Security

Reqad hardens your server during installation and keeps it locked down by default — SSH access, the firewall and PHP are all configured for you, with sensible defaults you can still tune from the panel.

SSH access

The installer hardens SSH so your server isn't exposed to the usual automated attacks:

  • Non-default port — SSH is moved off port 22 to a non-standard port (you can choose it at install time with the SSH_PORT variable). This alone removes most brute-force noise.
  • Password authentication disabled — logging in with a password is turned off, so guessed or leaked passwords can't be used over SSH.
  • Key-based authentication — you log in with an SSH key instead. Add, remove and manage keys (including automatic SSH2 → OpenSSH conversion) from the SSH Keys section in the panel.
Don't lock yourself out. Add and test your SSH key from the SSH Keys section before relying on key-only access, and keep your private key safe — with passwords disabled, it's the only way in.

Firewall (CSF)

CSF (ConfigServer Security & Firewall) is installed and configured out of the box. It puts a stateful firewall around the services Reqad runs — web, mail, DNS and SSH on its custom port — and includes login-failure detection that automatically blocks repeat offenders. You get a sensible baseline without writing a single firewall rule.

PHP security

Every account runs in its own isolated PHP-FPM pool, and Reqad applies sensible PHP restrictions by default — all editable from PHP settings in the panel:

  • disable_functions — dangerous PHP functions such as shell_exec, system, exec, passthru, popen and proc_open are disabled, so a compromised script can't run arbitrary system commands.

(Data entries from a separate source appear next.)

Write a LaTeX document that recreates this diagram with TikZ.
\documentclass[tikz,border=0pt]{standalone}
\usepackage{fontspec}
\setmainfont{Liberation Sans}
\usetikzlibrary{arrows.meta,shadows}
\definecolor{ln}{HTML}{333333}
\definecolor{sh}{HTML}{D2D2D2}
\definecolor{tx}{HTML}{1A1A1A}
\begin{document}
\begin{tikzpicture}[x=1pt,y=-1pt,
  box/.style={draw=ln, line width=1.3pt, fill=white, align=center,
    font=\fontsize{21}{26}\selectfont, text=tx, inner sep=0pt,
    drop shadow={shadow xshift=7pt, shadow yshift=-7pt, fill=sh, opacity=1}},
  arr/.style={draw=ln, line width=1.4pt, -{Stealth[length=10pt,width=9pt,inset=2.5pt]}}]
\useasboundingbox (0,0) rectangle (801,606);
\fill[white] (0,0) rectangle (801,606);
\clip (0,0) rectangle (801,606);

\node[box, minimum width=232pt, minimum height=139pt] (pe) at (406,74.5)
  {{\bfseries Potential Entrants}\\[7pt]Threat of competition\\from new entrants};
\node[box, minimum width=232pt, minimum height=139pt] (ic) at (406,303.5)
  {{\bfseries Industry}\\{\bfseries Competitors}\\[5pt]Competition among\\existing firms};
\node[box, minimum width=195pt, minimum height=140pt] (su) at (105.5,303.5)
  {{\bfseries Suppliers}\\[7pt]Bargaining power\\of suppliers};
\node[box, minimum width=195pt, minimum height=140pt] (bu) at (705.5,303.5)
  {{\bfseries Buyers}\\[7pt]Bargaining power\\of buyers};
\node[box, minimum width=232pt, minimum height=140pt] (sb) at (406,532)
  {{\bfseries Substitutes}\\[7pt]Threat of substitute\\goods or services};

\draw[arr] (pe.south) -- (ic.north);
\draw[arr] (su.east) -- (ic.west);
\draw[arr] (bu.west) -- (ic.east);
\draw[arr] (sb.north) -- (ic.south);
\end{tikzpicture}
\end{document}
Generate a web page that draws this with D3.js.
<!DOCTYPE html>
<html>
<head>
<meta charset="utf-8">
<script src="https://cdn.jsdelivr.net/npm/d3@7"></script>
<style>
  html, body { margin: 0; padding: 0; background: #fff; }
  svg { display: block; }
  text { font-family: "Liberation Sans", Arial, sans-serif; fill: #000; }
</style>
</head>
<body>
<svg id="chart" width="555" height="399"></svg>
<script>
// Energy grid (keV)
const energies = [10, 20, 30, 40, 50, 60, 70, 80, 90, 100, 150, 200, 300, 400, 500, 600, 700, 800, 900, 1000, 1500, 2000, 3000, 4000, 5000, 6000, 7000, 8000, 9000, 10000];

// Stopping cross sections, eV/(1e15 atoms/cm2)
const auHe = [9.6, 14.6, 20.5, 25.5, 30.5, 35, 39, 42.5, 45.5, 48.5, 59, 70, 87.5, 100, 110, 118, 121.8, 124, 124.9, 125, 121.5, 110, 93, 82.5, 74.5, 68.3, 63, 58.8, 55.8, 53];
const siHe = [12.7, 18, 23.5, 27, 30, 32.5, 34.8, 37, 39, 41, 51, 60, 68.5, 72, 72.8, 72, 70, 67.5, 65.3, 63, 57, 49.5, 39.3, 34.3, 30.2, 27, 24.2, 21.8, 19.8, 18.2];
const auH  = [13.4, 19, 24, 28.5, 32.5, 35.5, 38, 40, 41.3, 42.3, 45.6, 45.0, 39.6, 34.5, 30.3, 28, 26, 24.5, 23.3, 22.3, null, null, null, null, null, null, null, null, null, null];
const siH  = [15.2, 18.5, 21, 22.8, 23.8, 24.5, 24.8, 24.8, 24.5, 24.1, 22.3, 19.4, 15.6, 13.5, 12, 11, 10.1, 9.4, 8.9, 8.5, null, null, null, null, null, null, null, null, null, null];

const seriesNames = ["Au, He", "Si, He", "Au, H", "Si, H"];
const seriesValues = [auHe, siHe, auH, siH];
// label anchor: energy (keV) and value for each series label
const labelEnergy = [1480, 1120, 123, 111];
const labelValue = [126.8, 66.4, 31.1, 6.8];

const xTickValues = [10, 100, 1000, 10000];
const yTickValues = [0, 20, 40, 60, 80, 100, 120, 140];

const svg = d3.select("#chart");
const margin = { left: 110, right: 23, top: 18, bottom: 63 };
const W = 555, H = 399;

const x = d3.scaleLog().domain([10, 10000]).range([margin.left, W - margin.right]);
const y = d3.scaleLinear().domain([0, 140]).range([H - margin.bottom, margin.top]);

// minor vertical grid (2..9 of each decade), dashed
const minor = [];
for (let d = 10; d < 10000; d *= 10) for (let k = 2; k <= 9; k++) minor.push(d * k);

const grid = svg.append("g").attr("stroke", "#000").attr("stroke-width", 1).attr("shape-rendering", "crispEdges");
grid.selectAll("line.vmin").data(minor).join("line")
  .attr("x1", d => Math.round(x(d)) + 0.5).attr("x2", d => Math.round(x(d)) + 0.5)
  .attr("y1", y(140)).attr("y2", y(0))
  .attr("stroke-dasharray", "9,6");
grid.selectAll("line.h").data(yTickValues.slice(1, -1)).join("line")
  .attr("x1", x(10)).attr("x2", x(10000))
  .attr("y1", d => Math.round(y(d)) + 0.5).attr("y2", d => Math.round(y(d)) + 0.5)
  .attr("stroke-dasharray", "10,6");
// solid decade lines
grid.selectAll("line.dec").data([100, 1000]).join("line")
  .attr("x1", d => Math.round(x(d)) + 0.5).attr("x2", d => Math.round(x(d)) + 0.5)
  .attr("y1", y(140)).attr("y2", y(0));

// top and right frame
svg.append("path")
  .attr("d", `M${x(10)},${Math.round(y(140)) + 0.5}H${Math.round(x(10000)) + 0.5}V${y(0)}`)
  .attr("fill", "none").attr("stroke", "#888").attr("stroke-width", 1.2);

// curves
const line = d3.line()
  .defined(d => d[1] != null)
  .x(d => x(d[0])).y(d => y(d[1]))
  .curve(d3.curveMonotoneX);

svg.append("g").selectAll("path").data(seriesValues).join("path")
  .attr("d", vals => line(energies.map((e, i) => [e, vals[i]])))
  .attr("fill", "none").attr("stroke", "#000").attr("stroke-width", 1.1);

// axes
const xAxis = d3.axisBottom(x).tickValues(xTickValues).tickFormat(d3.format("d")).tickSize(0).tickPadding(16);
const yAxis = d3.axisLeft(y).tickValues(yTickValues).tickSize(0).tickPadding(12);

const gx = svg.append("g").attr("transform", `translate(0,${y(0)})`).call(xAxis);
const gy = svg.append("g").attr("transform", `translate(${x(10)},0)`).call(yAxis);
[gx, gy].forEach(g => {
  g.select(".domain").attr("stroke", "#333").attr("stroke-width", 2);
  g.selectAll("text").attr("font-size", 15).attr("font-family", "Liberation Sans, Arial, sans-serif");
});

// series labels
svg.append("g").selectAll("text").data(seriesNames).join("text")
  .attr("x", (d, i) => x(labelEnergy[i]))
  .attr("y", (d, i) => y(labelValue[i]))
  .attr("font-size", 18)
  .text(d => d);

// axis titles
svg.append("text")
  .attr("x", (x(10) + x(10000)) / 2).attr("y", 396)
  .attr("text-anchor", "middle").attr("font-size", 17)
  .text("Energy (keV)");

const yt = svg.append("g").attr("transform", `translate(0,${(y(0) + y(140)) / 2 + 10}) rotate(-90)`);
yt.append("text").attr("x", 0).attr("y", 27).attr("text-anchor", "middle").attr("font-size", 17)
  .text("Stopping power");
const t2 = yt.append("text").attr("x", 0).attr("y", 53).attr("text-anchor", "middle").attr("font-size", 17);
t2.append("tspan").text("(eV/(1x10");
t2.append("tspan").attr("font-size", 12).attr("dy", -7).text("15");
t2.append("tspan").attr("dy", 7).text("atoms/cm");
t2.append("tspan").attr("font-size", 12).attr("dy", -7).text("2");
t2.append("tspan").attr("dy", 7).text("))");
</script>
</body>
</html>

Reqad ships a recommended list and a one-click button to apply it.
  • open_basedir — each account's PHP is locked to its own home directory, so one site can't read or write another site's files or wander the filesystem.
  • Isolated pools — each account has its own PHP-FPM pool running as its own Linux user, with private temp and log directories.
  • Less fingerprintingexpose_php is turned off so PHP doesn't advertise its version.

You can tune all of these per PHP version from the panel, alongside OPcache and APCu settings.

Why this matters. Most hosting compromises start with weak SSH access or a single vulnerable script escaping its account. Reqad closes both doors by default — hardened SSH plus a firewall, and PHP boxed into each account.